Excerpts from the judgement:
 Again, although I have found no liability of the part of the Defendant, as I have had the benefit of expert testimony on this topic, I will address the quantum of damages. Mr. Adams claims for general damages, past and future loss of income, and future cost of care (together with income tax gross up and prejudgement interest) in the range of $1,473,421 to $1,919,356.
 The Defendant argues that the substantiated and otherwise appropriate damages are $242,000. If damages are awarded, the Defendant states there should be a deduction in the amount of $70,000 to reflect amounts already paid to Mr. Adams pursuant to the Alberta Victims of Crime compensation program, reducing the damages to $172,000.
 Mr. Adams asserts that, without the assault, he would have remained in Alberta after his release and returned to the oil patch. The strongest evidence of his intent, however, is the letter he wrote to his mother earlier in the day of the incident stating he wanted to return to Newfoundland and perhaps start a family. I find that he would have returned to Newfoundland after his release from the Drumheller Institution. I further note that Mr. Adams’ entire work experience in the oil patch was two months in Grande Prairie, and that he quit that job to stock shelves at Wal-Mart with his friend. There is little evidence to support his assertion that he would have returned to this type of position.
 Mr. Adams’ prior work history in general does not support his claim. He acknowledges his annual earnings from 2001-2005 never went above $4,755. He points, however, to his 2006 income, which jumped to $15,418. This increase was due largely to the two-month period Mr. Adams worked in the oil patch. I note that after leaving his brief employ in the oil and gas sector, Mr. Adams’ income was from dealing crack cocaine, at an estimated income of $3,000 per day.
 The Defendant argues that Mr. Adams has not experienced a loss of income and will not. In support of this position, the Defendant notes Mr. Adams’ variable and sporadic work history, primarily in minimum wage positions. Some years Mr. Adams reported no income at all. Even factoring in his 2006 income, his average pre-incident annual earnings are $4,000. His average annual income post-incident is $7,000. The Defendant argues Mr. Adams had no record of ambition or industry, only of criminal activity and addiction - both of which spiralled out of control in 2006-2007. Mr. Adams’ own testimony supports these assertions.
 Mr. Adams’ assumptions are not representative either of his work history or of his reasonable income projections. While I agree with Mr. Adams that labour market experiences for individuals aged 20-26 may be sporadic, his income was more than 70% lower than the average in his age category. Thus, attributing “average income” to Mr. Adams is not reflective of his work history.
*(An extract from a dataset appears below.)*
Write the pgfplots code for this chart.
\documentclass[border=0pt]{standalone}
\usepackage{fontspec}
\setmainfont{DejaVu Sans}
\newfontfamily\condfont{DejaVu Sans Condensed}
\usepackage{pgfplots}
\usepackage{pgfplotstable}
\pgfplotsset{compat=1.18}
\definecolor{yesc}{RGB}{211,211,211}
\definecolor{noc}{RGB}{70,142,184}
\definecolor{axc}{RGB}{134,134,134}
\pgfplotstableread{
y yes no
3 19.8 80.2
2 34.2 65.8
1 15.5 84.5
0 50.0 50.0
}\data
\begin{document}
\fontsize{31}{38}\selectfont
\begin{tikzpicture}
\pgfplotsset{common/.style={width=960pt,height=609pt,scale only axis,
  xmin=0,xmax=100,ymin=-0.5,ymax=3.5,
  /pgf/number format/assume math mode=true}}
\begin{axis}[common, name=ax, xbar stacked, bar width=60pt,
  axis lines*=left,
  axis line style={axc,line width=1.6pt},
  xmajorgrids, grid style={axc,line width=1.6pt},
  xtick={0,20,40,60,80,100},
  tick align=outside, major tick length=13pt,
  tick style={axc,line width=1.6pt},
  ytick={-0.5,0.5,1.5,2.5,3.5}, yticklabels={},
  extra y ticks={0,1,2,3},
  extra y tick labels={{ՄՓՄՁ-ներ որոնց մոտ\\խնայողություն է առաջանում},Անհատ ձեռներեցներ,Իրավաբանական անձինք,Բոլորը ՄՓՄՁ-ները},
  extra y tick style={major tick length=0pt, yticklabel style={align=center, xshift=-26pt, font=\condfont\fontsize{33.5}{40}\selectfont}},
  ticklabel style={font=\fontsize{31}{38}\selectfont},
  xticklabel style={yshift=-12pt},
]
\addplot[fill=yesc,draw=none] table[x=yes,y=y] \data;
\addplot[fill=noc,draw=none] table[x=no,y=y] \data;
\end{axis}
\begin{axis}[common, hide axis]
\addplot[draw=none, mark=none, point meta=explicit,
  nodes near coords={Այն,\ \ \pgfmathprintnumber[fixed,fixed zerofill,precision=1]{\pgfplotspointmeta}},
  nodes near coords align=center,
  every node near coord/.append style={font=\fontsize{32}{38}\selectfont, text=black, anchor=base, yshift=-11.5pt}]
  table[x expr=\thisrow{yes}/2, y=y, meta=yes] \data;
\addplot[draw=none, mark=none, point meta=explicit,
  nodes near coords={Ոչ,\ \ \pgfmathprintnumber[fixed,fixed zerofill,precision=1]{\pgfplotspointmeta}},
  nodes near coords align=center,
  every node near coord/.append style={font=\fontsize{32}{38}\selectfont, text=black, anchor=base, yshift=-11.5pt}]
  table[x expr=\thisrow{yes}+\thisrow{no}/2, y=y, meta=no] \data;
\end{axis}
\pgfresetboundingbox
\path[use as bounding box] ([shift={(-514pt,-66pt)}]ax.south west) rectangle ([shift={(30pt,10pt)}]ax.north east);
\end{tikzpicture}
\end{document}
 The relevant period for determining loss of past income is the period that commences after Mr. Adams’ release date (assuming he was paroled) plus some time thereafter to find suitable employment, and ends on the first date of trial, being June 9, 2014. Mr. Adams suggests he would have found employment six months after parole, being September 9, 2008. The Defendant states that six months is the average and that it likely would have taken longer for Mr. Adams.
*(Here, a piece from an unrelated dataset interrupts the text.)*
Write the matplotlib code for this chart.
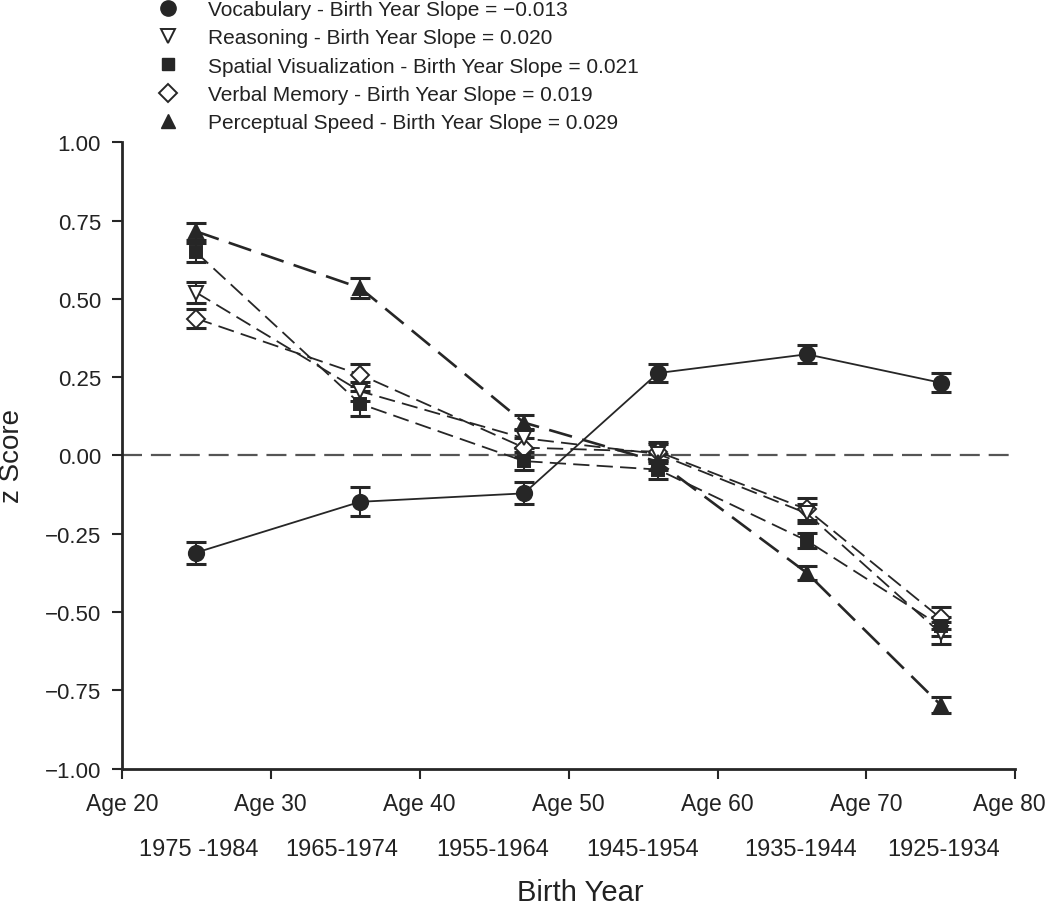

 Mr. Adams claims lost income in the range of $53,000 to $215,000, depending on the assumptions employed. The Defendant argues an amount of zero is more appropriate.
 Based on Mr. Adams’ sporadic pre-incident work history and his criminal record, I find he has not established a loss of past income. After release from the Drumheller Institution, he received social assistance payments between $6,469 and $11,411 in each year from 2008-2011, then worked part-time in 2012-2013 in some training/entry-level jobs. On October 7, 2013, he commenced working 32 hours per week as a light duty cleaner at a rate of $12/hr. His income for these years is above his historical earning pattern and he has provided no evidence that it is out of line with re-entry into the workforce.
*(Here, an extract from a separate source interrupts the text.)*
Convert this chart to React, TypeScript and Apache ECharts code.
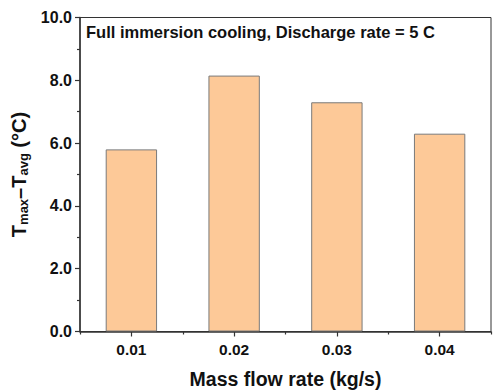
import React, { useEffect, useRef } from "react";
import * as echarts from "echarts";

const categories = ["0.01", "0.02", "0.03", "0.04"];
const values = [5.8, 8.15, 7.3, 6.3];
const annotation = "Full immersion cooling, Discharge rate = 5 C";
const xTitle = "Mass flow rate (kg/s)";

export default function App() {
  const ref = useRef<HTMLDivElement>(null);
  useEffect(() => {
    const chart = echarts.init(ref.current!, null, { renderer: "svg" });
    const font = "'Liberation Sans', Arial, sans-serif";
    const axisColor = "#333";
    chart.setOption({
      animation: false,
      backgroundColor: "#fff",
      textStyle: { fontFamily: font },
      grid: {
        left: 80,
        right: 2,
        top: 17.5,
        bottom: 60.5,
        show: true,
        borderColor: axisColor,
        borderWidth: 1,
        containLabel: false,
        outerBoundsMode: "none",
      },
      xAxis: [
        {
          type: "category",
          data: categories,
          position: "bottom",
          axisLine: { show: true, lineStyle: { color: axisColor, width: 1.5 } },
          axisTick: { show: true, alignWithLabel: true, length: 5, inside: false, lineStyle: { color: axisColor, width: 1.2 } },
          axisLabel: { color: "#111", fontSize: 15.5, fontWeight: "bold", margin: 10, fontFamily: font },
          name: xTitle,
          nameLocation: "middle",
          nameGap: 37,
          nameTextStyle: { color: "#111", fontSize: 19.5, fontWeight: "bold", fontFamily: font },
          splitLine: { show: false },
        },
        {
          type: "category",
          data: categories,
          position: "bottom",
          axisLine: { show: false },
          axisTick: { show: true, length: 3, lineStyle: { color: axisColor, width: 1.2 } },
          axisLabel: { show: false },
          splitLine: { show: false },
        },
      ],
      yAxis: {
        type: "value",
        min: 0,
        max: 10,
        interval: 2,
        axisLine: { show: true, lineStyle: { color: axisColor, width: 1.5 } },
        axisTick: { show: true, length: 5, lineStyle: { color: axisColor, width: 1.2 } },
        minorTick: { show: true, splitNumber: 2, length: 3, lineStyle: { color: axisColor, width: 1.2 } },
        splitLine: { show: false },
        axisLabel: {
          color: "#111",
          fontSize: 16,
          fontWeight: "bold",
          margin: 8,
          fontFamily: font,
          formatter: (v: number) => v.toFixed(1),
        },
        name: "{t|T}{s|max}{t|\u2013T}{s|avg}{t| (\u00b0C)}",
        nameLocation: "middle",
        nameGap: 50,
        nameRotate: 90,
        nameTextStyle: {
          color: "#111",
          fontFamily: font,
          rich: {
            t: { fontSize: 20, fontWeight: "bold", color: "#111", fontFamily: font, lineHeight: 22 },
            s: { fontSize: 13, fontWeight: "bold", color: "#111", fontFamily: font, lineHeight: 22, verticalAlign: "bottom", padding: [9, 0, 0, 0] },
          },
        },
      },
      series: [
        {
          type: "bar",
          data: values,
          barWidth: "50%",
          itemStyle: { color: "#FDC998", borderColor: "#7a7a7a", borderWidth: 1 },
        },
      ],
      graphic: [
        {
          type: "text",
          left: 86,
          top: 23,
          style: { text: annotation, font: `bold 16.5px ${font}`, fill: "#111" },
        },
      ],
    });
    return () => chart.dispose();
  }, []);
  return <div ref={ref} style={{ width: 493, height: 392, position: "absolute", left: 0, top: 0 }} />;
}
 The Defendant argues that, given Mr. Adams’ work history, he has not established a reasonable possibility of loss of future income. In fact, the incident may have actually motivated an improvement in Mr. Adams’ lifestyle and legitimate income earning, leading him out of the crack cocaine subculture.
 The evidence in this case is not in Mr. Adams’ favour. I am unable to find that he has established a future income loss as a ‘real and substantial possibility’ (Athey at para 44), given his pre-incident work history and his previous income that was so markedly below the average for his peers.
 Although I have found no loss of future income has been established, had I not made such a determination, the following are my findings had Mr. Adams established future loss as a reasonable possibility. There are problems with the assumptions relied on by each of the economic experts. Mr. Adams’ expert assumed him to be an average full-time employee and compared him against certain laborer groups. The Defendant’s expert assumed future work parameters that are more realistic, but it is not clear whether the discount rate she used (based on a “mild disability” reduction of 16%) was appropriate.
 Of the two economic experts, I prefer both the assumptions relied upon and the methodology used by the Defendant’s expert, for various reasons. Regarding methodology for example, Mr. Adams’ expert made allowances for real growth for “without incident” income, but held the “with incident” income at a no growth constant dollar amount. Mr. Adams contests the method by which the Defendant’s expert arrived at the level of disability to apply in her calculations. Nevertheless, I find that the Defendant’s expert evidence is preferable even taking into account this concern. In coming to this conclusion, I must balance Mr. Adams’ objection against the Defendant’s argument, supported by Dr. King, that some of Mr. Adams’ residual issues - such as memory problems and other mental and cognitive functional difficulties - may be attributable to his crack cocaine and marijuana addictions rather than to the attack. I accept that a mild disability rating is acceptable in light of the Plaintiff’s evidentiary issue.
 Assuming Mr. Adams moved to Newfoundland and completed Grade 12, his loss of income under the Defendant’s model would be $53,465, plus pre-judgment interest.
 Although Mr. Adams fails in his claim, had he succeeded in establishing the elements of his negligence claim, I assess damages as follows: general damages $130,000 plus pre-judgement interest, and cost of future care $95,486 grossed-up at the applicable personal income tax rates for an individual residing in Newfoundland. There is no award for loss of past or future income.